3年ぶりの開催となったカナダ・トロントでの一戦
レース開始のオープニングラップは、ポールポジションのハータがトップで1コーナーを通過、大きな波乱なく終了。しかし続く2周目の2コーナーで3ワイドのバトルが勃発。1番外側にいた佐藤が押し出される形でウオールに激突。左フロントのサスペンションが折れる深刻なダメージを負ってリタイア。このアクシデントでフルコースコーションとなる。
レースは5周目にリスタート。10周目にアレックス・パロウ(CHIP GANASSI RACING)が真っ先にピットイン、レッドタイヤからブラックタイヤに履き替える。トップ集団では2位のディクソンが18周目にピットイン。トップのハータが続く19周目にピットインするも、タイヤのウォームアップを終えたディクソンにアンダーカットを決められてトップを譲る。
中盤からレースは荒れ始める。45周目にローゼンクヴィストが、アウト側にいるアレクサンダー・ロッシ(ANDRETTI AUTOSPORT)ロッシを押し出してしまう。ロッシはウオールに激突してリタイア、再びイエローコーションが出てしまう。
タイヤ交換には少し早めのタイミングだが、イエローコーション中にほぼ全車がピットストップ。ステイアウトしたリナス・ヴィーケイ(ED CARPENTER RACING)とコナー・デイリー(ED CARPENTER RACING)が見た目上の1-2体制で50周目にリスタート。しかし56周目、今度はコースの一部の路面が剥がれてしまい、再びフルコースコーションとなる。このコーション中にデイリーがピットに入っている。
59周目にリスタートするも、カイル・カークウッド(A.J. FOYT ENTERPRISES)とジミー・ジョンソン(CHIP GANASSI RACING)が接触し2台ともコース上でストップ。4度目のフルコースコーションとなる。ここまでピットストップを引っ張っていたヴィーケイがタイヤ交換し、ディクソン、ハータ、ローゼンクヴィストというトップ3で67周目にレースがリスタート。

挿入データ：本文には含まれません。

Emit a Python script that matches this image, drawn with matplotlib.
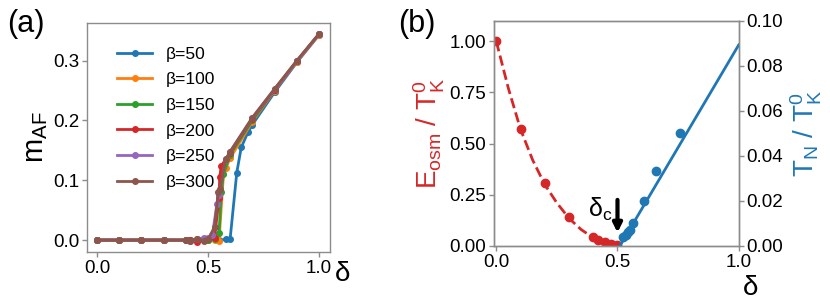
import matplotlib
matplotlib.use("Agg")
import matplotlib.pyplot as plt

plt.rcParams['font.family'] = ['Liberation Sans', 'DejaVu Sans']
plt.rcParams['mathtext.fontset'] = 'custom'
plt.rcParams['mathtext.rm'] = 'Liberation Sans'
plt.rcParams['mathtext.it'] = 'Liberation Sans'

# panel (a): staggered magnetization vs doping for several beta
low_d = [0, 0.1, 0.2, 0.3, 0.4, 0.42, 0.45, 0.48, 0.5]
d_b50 = low_d + [0.55, 0.58, 0.6, 0.63, 0.65, 0.68, 0.7, 0.8, 0.9, 1.0]
m_b50 = [0, 0, 0, 0, 0, 0, 0, 0, 0, 0, 0.001, 0.002, 0.113, 0.155, 0.18, 0.193, 0.247, 0.297, 0.343]
d_b100 = low_d + [0.53, 0.55, 0.57, 0.58, 0.6, 0.7, 0.8, 0.9, 1.0]
m_b100 = [0, 0, 0, 0, 0, 0, 0.001, 0, 0, 0, -0.001, 0.11, 0.12, 0.137, 0.198, 0.25, 0.298, 0.343]
d_b150 = low_d + [0.53, 0.55, 0.56, 0.57, 0.6, 0.7, 0.8, 0.9, 1.0]
m_b150 = [0, 0, 0, 0, 0, 0, 0, 0.001, 0, 0.002, 0.012, 0.08, 0.11, 0.143, 0.2, 0.251, 0.299, 0.344]
d_b200 = low_d + [0.53, 0.55, 0.553, 0.56, 0.6, 0.7, 0.8, 0.9, 1.0]
m_b200 = [0, 0, 0, 0, 0, 0, -0.003, 0, 0.001, 0.004, 0.07, 0.105, 0.124, 0.146, 0.203, 0.251, 0.299, 0.344]
d_b250 = low_d + [0.52, 0.54, 0.55, 0.58, 0.6, 0.7, 0.8, 0.9, 1.0]
m_b250 = [0, 0, 0, 0, 0, -0.002, 0.001, 0.004, 0.003, 0.008, 0.06, 0.075, 0.135, 0.148, 0.204, 0.252, 0.299, 0.344]
d_b300 = low_d + [0.53, 0.547, 0.554, 0.58, 0.6, 0.7, 0.8, 0.9, 1.0]
m_b300 = [0, 0, 0, 0, 0, -0.001, 0.002, -0.001, 0.001, 0.022, 0.081, 0.085, 0.135, 0.148, 0.205, 0.253, 0.3, 0.345]

series_a = [("β=50", d_b50, m_b50), ("β=100", d_b100, m_b100), ("β=150", d_b150, m_b150),
            ("β=200", d_b200, m_b200), ("β=250", d_b250, m_b250), ("β=300", d_b300, m_b300)]

# panel (b)
d_red = [0.0, 0.1, 0.2, 0.3, 0.4, 0.42, 0.45, 0.475, 0.5]
e_red = [1.0, 0.571, 0.306, 0.14, 0.042, 0.029, 0.018, 0.01, 0.005]
d_red_fit = [0.0, 0.05, 0.1, 0.15, 0.2, 0.25, 0.3, 0.35, 0.4, 0.45, 0.5]
e_red_fit = [1.0, 0.77, 0.57, 0.42, 0.30, 0.21, 0.135, 0.08, 0.04, 0.012, 0.0]
d_blue = [0.522, 0.535, 0.545, 0.55, 0.565, 0.609, 0.657, 0.759]
t_blue = [0.0039, 0.005, 0.0062, 0.0071, 0.010, 0.020, 0.0335, 0.050]
d_blue_fit = [0.51, 1.0]
t_blue_fit = [0.0, 0.0893]

fig = plt.figure(figsize=(8.3, 3.07), dpi=100)
ax1 = fig.add_axes([0.1048, 0.179, 0.2928, 0.746])
ax2 = fig.add_axes([0.595, 0.199, 0.295, 0.733])

for lab, d, m in series_a:
    ax1.plot(d, m, marker='o', markersize=4, linewidth=2, label=lab)
ax1.set_xlim(-0.045, 1.05)
ax1.set_ylim(-0.02, 0.363)
ax1.set_xticks([0.0, 0.5, 1.0])
ax1.set_yticks([0.0, 0.1, 0.2, 0.3])
ax1.set_ylabel(r'$\mathregular{m_{AF}}$', fontsize=21, labelpad=2)
ax1.set_xlabel('δ', fontsize=20)
ax1.xaxis.set_label_coords(1.05, -0.04)
ax1.legend(loc='upper left', bbox_to_anchor=(0.06, 0.965), frameon=False, fontsize=12.5,
           labelspacing=0.6, handletextpad=0.8)
fig.text(0.008, 0.895, '(a)', fontsize=22)

red = '#d62728'
blue = '#1f77b4'
ax2.plot(d_red_fit, e_red_fit, '--', color=red, linewidth=2)
ax2.plot(d_red, e_red, 'o', color=red, markersize=6)
ax2.set_xlim(-0.01, 1.0)
ax2.set_ylim(0, 1.1)
ax2.set_xticks([0.0, 0.5, 1.0])
ax2.set_yticks([0.0, 0.25, 0.5, 0.75, 1.0])
ax2.set_yticklabels(['0.00', '0.25', '0.50', '0.75', '1.00'])
ax2.set_ylabel(r'$\mathregular{E_{osm}\ /\ T_K^0}$', color=red, fontsize=20, labelpad=2)
ax2.set_xlabel('δ', fontsize=20)
ax2.xaxis.set_label_coords(1.05, -0.13)
ax2.annotate('', xy=(0.5, 0.065), xytext=(0.5, 0.225),
             arrowprops=dict(arrowstyle='-|>', color='black', lw=3, mutation_scale=13,
                             shrinkA=0, shrinkB=0))
ax2.text(0.43, 0.18, r'$\mathregular{\delta_c}$', fontsize=18, ha='center', va='center')

ax3 = ax2.twinx()
ax3.plot(d_blue_fit, t_blue_fit, '-', color=blue, linewidth=2)
ax3.plot(d_blue, t_blue, 'o', color=blue, markersize=6)
ax3.set_ylim(0, 0.1)
ax3.set_yticks([0.0, 0.02, 0.04, 0.06, 0.08, 0.10])
ax3.set_yticklabels(['0.00', '0.02', '0.04', '0.06', '0.08', '0.10'])
ax3.set_ylabel(r'$\mathregular{T_N\ /\ T_K^0}$', color=blue, fontsize=20, labelpad=4)
fig.text(0.48, 0.895, '(b)', fontsize=22)

for ax in (ax1, ax2, ax3):
    for sp in ax.spines.values():
        sp.set_color('0.55')
        sp.set_linewidth(1.0)
    ax.tick_params(labelsize=13.5, color='0.55', length=3.5, width=1, pad=2)

fig.savefig('out.png', dpi=100)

トップのディクソンが2番手ハータに対し2秒の差をつける中、3位のローゼンクヴィストがハータの0.6秒差まで詰める。トップのディクソンはハータとの差を守り抜きトップでゴール、今季初優勝を飾った。ローゼンクヴィストの猛追を凌いだハータが2位、ローゼンクヴィストが3位となった。
ディクソンにとって待ち望んでいた今季初優勝。さらにこの優勝はトロントでの4勝目、そしてインディカー通算52勝目となり、あのマリオ・アンドレッティに並ぶ快挙である。そしてディクソンの優勝により、チャンピオン争いがさらに激化することとなった。
佐藤琢磨は痛恨のリタイア
後方からのスタートとなった佐藤は混雑する中団グループの洗礼を受けてしまった。予選こそ19番手と下位に沈んでしまったが、決勝朝のウオームアップでマシンの感触が良かったという。さらに、チームメイトのグラハム・レイホール(DALE COYNE RACING)が佐藤と同じ戦略で4位入賞を果たしているだけに、悔しい結果となってしまった。
次戦はアイオワで行われるショートオーバルのダブルヘッダーだ。佐藤は今シーズンショートオーバルでいずれも上位のタイムを残しており相性は良い。次戦2レースともトップグループに食い込む可能性も考えられる。